Contemporary children's picture books provide a rich domain for
developing theory and analysis of visual meaning and its relation to
accompanying verbal text. This book offers new descriptions of the
visual strand of meaning in picture book narratives as a way of
furthering the project of 'multimodal' discourse analysis and of
explaining the literacy demands and apprenticing techniques of
children's earliest literature.
Reading Visual Narratives uses the principles of systemic-functional
theory to organise an explicit account of visual meaning in relation to
three perspectives: the visual construction of the narrative events and
characters (ideational meaning), the visual positioning of the reader
through choices related to focalisation and appraisal (interpersonal
meaning) and the discourse organization of visual meanings through
choices in framing and composition (textual meaning).

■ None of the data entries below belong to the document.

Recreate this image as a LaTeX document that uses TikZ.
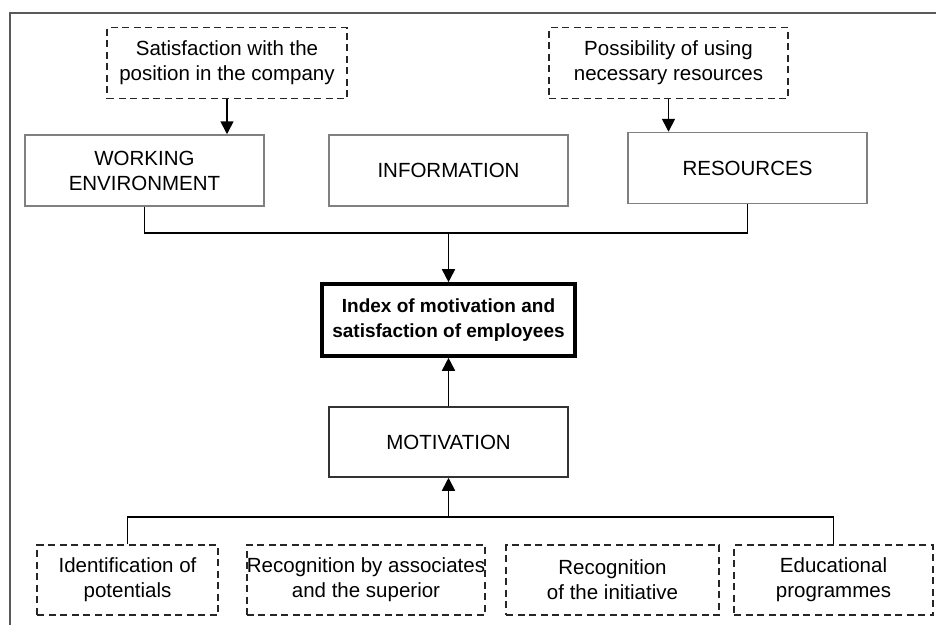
\documentclass[tikz,border=0pt]{standalone}
\usepackage{fontspec}
\setmainfont{Liberation Sans}
\usetikzlibrary{arrows.meta}

\begin{document}
\begin{tikzpicture}[x=1pt, y=-1pt, >={Triangle[length=13pt,width=13pt]},
  font=\fontsize{20.5}{25}\selectfont,
  box/.style={align=center, inner sep=0pt, minimum height=71pt},
  solidbox/.style={box, draw=black!50, line width=1.5pt, minimum width=239pt},
  dashbox/.style={box, draw=black!85, line width=1.5pt, dash pattern=on 7pt off 4.5pt},
  link/.style={line width=1.7pt}]

\clip (0,0) rectangle (936,624);
\draw[black!65, line width=2pt] (10,13) rectangle (960,650);

% upper level
\node[dashbox, minimum width=240pt] (sat) at (227,63) {Satisfaction with the\\position in the company};
\node[dashbox, minimum width=239pt] (poss) at (668.5,63) {Possibility of using\\necessary resources};
\node[solidbox] (work) at (144.5,170.5) {WORKING\\ENVIRONMENT};
\node[solidbox] (info) at (448.5,170.5) {INFORMATION};
\node[solidbox] (res) at (747.5,168) {RESOURCES};

% centre
\node[box, draw, line width=3.6pt, minimum width=253pt, minimum height=72pt, font=\fontsize{19}{25}\selectfont\bfseries] (index) at (448.5,320) {Index of motivation and\\satisfaction of employees};
\node[solidbox, draw=black!80, minimum height=70pt] (motiv) at (448.5,442) {MOTIVATION};

% lower level
\node[dashbox, minimum width=181pt, minimum height=70pt] (ident) at (127.5,580) {Identification of\\potentials};
\node[dashbox, minimum width=238pt, minimum height=70pt] (recog) at (366,580) {Recognition by associates\\and the superior};
\node[dashbox, minimum width=213pt, minimum height=70pt] (initiative) at (612.5,580) {Recognition\\of the initiative};
\node[dashbox, minimum width=199pt, minimum height=70pt] (edu) at (833.5,580) {Educational\\programmes};

\coordinate (top) at (448.5,233);
\coordinate (bot) at (448.5,517);

\draw[link,->] (sat.south) -- (sat.south |- work.north);
\draw[link,->] (poss.south) -- (poss.south |- res.north);
\draw[link] (work.south) |- (top) -| (res.south);
\draw[link,->] (top) -- (index.north);
\draw[link,->] (motiv.north) -- (index.south);
\draw[link] (ident.north) |- (bot) -| (edu.north);
\draw[link,->] (bot) -- (motiv.south);

\end{tikzpicture}
\end{document}
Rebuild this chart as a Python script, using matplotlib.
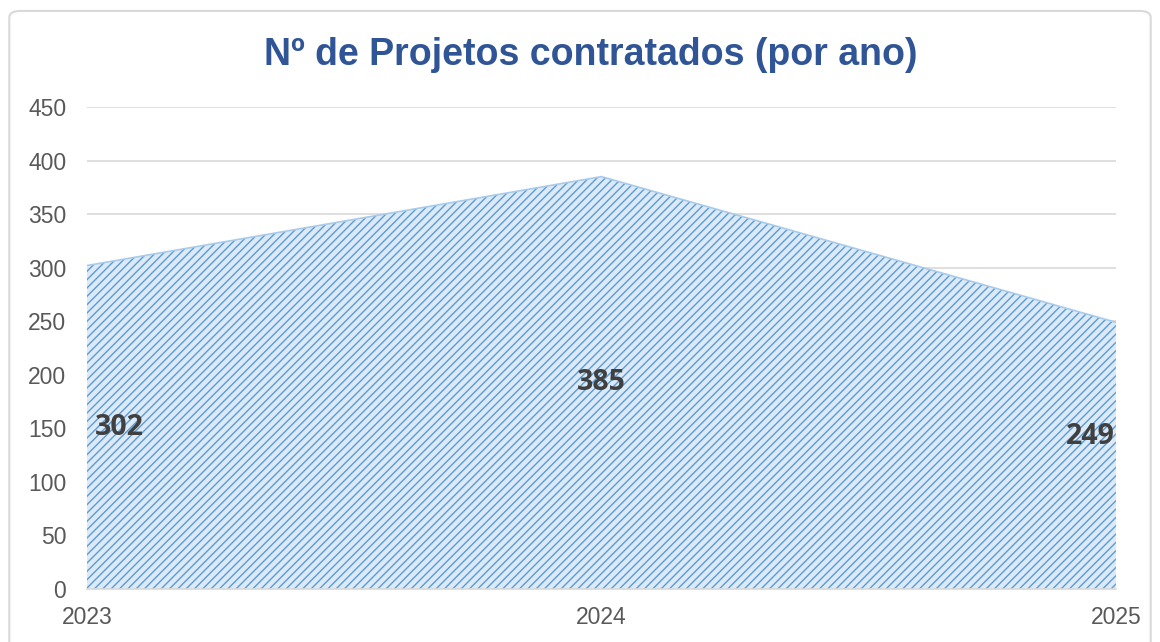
import matplotlib
matplotlib.use("Agg")
import matplotlib.pyplot as plt
from matplotlib.patches import FancyBboxPatch

years = ["2023", "2024", "2025"]
values = [302, 385, 249]
yticks = [0, 50, 100, 150, 200, 250, 300, 350, 400, 450]
title = "Nº de Projetos contratados (por ano)"

plt.rcParams['font.family'] = ['Liberation Sans', 'DejaVu Sans']
plt.rcParams['hatch.linewidth'] = 1.0
plt.rcParams['hatch.color'] = '#5B9BD5'

fig = plt.figure(figsize=(11.6, 6.42), dpi=100)
ax = fig.add_axes([0.075, 0.0826, 0.887, 0.7507])

x = list(range(len(years)))
ax.fill_between(x, values, 0, facecolor='#DCEAF7', edgecolor='#5B9BD5',
                hatch='////', linewidth=0, zorder=2)
ax.plot(x, values, color='#A9CBEA', lw=1.2, zorder=3)

ax.set_xlim(0, len(years) - 1)
ax.set_ylim(0, 450)
ax.set_yticks(yticks)
ax.set_xticks(x)
ax.set_xticklabels(years)
ax.tick_params(axis='both', length=0, labelsize=16.5, colors='#595959')
ax.tick_params(axis='y', pad=15)
ax.tick_params(axis='x', pad=12)
ax.grid(axis='y', color='#D9D9D9', lw=1.2, zorder=0)
ax.set_axisbelow(True)
for s in ['top', 'right', 'left']:
    ax.spines[s].set_visible(False)
ax.spines['bottom'].set_color('#D9D9D9')
ax.spines['bottom'].set_linewidth(1.2)
ax.spines['bottom'].set_zorder(4)

labfont = dict(fontsize=20.5, fontweight='bold', color='#404040',
               family=['Open Sans', 'DejaVu Sans'], zorder=5)
aligns = ['left', 'center', 'right']
xoffs = [0.015, 0, -0.003]
yfrac = [0.5, 0.5, 0.57]
for i, v in enumerate(values):
    ax.text(i + xoffs[i], v * yfrac[i], str(v), ha=aligns[i], va='center', **labfont)

fig.text(0.509, 0.915, title, ha='center', va='center', fontsize=27,
         fontweight='bold', color='#2F5597')

border = FancyBboxPatch((0.008, -0.05), 0.984, 1.033, boxstyle='round,pad=0,rounding_size=0.01',
                        transform=fig.transFigure, facecolor='none', edgecolor='#D9D9D9', lw=1.5)
fig.patches.append(border)

fig.savefig('out.png', dpi=100)
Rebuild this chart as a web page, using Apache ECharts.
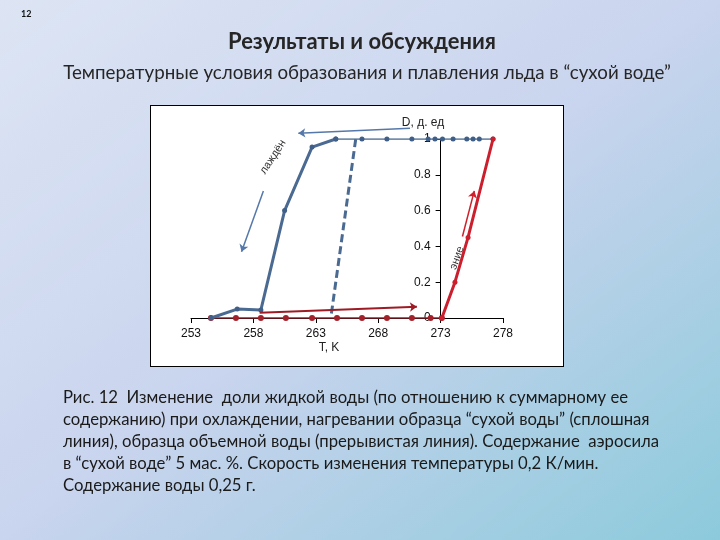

The descriptions
throughout are illustrated with examples from highly regarded children's
picture books.
Reading Visual Narratives extends previous social-semiotic accounts of
the 'grammar' of the image, by focussing attention on discourse level
meanings and on semantic relationships created by sequences of images.
At the same time, it extends current understandings of how picture books
work through its explicit and systematic account of the visual meanings
and their integration with verbal aspects of the texts.
It will be of interest to researchers in multimodal discourse analysis,
systemic-functional theory, and children's literature and literacy.